■ **SET PROBLEM**
Copy exactly the lines from the start of the material through the line with "const barW = x.bandwidth() * 0.4;". Pictures stay out of the copy.

■ **COLLECTED MATERIAL**
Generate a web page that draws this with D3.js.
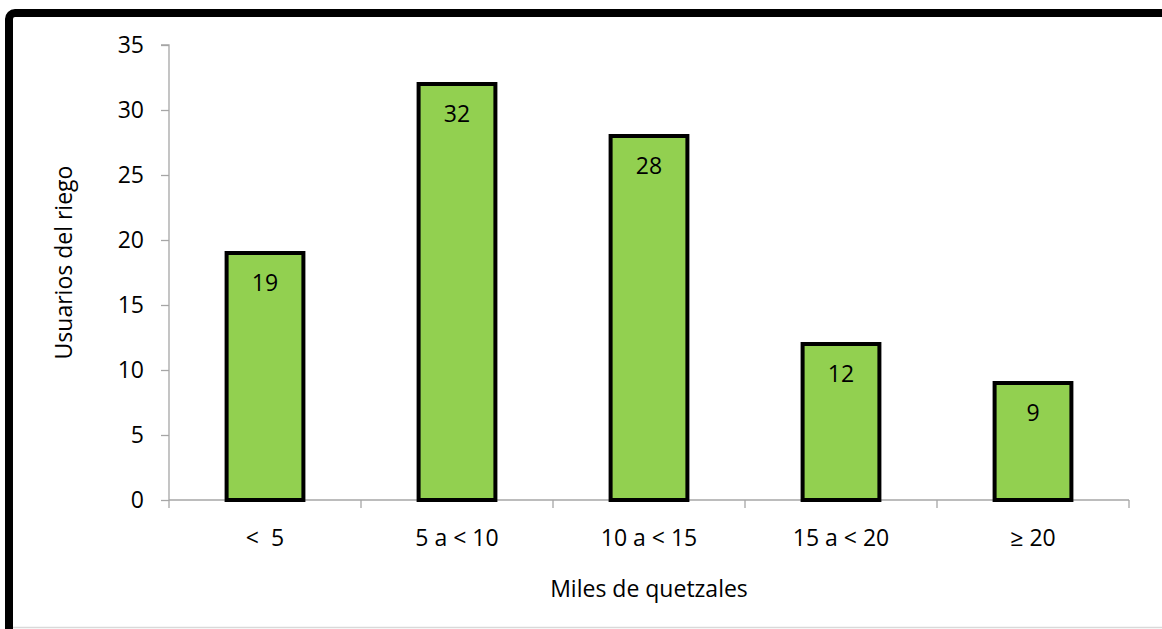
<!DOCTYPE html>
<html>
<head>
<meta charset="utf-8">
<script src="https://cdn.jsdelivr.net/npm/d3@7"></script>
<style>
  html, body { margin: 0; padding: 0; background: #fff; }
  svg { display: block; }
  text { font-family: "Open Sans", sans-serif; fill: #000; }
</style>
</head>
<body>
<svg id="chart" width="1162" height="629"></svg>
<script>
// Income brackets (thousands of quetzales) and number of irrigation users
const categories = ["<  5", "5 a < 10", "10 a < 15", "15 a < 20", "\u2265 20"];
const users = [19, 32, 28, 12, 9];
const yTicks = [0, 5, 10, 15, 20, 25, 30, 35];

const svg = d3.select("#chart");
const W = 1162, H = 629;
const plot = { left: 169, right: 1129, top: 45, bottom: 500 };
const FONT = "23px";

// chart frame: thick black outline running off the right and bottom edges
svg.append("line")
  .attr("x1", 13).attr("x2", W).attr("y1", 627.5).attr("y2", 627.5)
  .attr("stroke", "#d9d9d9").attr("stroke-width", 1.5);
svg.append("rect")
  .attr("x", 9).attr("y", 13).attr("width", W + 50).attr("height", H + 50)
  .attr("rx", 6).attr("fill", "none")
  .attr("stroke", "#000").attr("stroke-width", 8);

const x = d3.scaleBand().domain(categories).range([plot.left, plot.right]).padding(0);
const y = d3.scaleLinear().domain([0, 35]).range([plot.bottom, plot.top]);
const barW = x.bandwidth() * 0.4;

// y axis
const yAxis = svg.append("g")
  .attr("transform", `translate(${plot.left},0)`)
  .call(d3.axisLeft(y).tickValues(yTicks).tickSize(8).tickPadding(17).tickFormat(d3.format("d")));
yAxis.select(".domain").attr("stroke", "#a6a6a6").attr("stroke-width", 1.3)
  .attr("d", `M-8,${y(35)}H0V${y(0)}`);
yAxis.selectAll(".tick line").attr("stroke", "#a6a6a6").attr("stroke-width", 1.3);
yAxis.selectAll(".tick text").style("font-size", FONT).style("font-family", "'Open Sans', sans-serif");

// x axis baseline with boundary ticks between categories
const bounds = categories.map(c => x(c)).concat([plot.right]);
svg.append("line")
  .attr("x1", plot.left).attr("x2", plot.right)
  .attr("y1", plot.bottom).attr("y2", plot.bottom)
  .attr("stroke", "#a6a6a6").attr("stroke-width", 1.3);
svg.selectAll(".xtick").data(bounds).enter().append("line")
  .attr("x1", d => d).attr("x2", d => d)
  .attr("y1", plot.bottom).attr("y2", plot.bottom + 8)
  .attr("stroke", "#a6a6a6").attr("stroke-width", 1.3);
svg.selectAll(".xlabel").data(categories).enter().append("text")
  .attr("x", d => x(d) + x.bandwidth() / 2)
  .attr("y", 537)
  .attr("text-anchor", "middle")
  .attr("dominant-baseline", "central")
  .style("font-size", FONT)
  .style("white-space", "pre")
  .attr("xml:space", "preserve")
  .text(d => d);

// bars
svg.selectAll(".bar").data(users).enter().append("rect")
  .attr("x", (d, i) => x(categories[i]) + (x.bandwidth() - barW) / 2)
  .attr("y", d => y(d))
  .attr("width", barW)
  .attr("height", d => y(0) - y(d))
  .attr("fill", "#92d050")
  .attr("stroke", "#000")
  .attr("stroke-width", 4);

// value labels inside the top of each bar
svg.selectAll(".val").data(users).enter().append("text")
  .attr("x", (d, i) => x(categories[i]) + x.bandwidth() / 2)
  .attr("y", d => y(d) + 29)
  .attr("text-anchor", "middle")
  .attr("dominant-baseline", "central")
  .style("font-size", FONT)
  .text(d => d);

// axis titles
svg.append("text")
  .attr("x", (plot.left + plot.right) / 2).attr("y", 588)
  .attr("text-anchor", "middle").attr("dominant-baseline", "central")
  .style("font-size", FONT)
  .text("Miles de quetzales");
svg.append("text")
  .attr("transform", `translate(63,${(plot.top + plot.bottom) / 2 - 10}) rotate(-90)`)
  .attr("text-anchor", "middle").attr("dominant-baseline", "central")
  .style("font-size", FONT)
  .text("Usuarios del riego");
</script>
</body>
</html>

■ **EXERCISE SOLUTION**
Generate a web page that draws this with D3.js.
<!DOCTYPE html>
<html>
<head>
<meta charset="utf-8">
<script src="https://cdn.jsdelivr.net/npm/d3@7"></script>
<style>
  html, body { margin: 0; padding: 0; background: #fff; }
  svg { display: block; }
  text { font-family: "Open Sans", sans-serif; fill: #000; }
</style>
</head>
<body>
<svg id="chart" width="1162" height="629"></svg>
<script>
// Income brackets (thousands of quetzales) and number of irrigation users
const categories = ["<  5", "5 a < 10", "10 a < 15", "15 a < 20", "\u2265 20"];
const users = [19, 32, 28, 12, 9];
const yTicks = [0, 5, 10, 15, 20, 25, 30, 35];

const svg = d3.select("#chart");
const W = 1162, H = 629;
const plot = { left: 169, right: 1129, top: 45, bottom: 500 };
const FONT = "23px";

// chart frame: thick black outline running off the right and bottom edges
svg.append("line")
  .attr("x1", 13).attr("x2", W).attr("y1", 627.5).attr("y2", 627.5)
  .attr("stroke", "#d9d9d9").attr("stroke-width", 1.5);
svg.append("rect")
  .attr("x", 9).attr("y", 13).attr("width", W + 50).attr("height", H + 50)
  .attr("rx", 6).attr("fill", "none")
  .attr("stroke", "#000").attr("stroke-width", 8);

const x = d3.scaleBand().domain(categories).range([plot.left, plot.right]).padding(0);
const y = d3.scaleLinear().domain([0, 35]).range([plot.bottom, plot.top]);
const barW = x.bandwidth() * 0.4;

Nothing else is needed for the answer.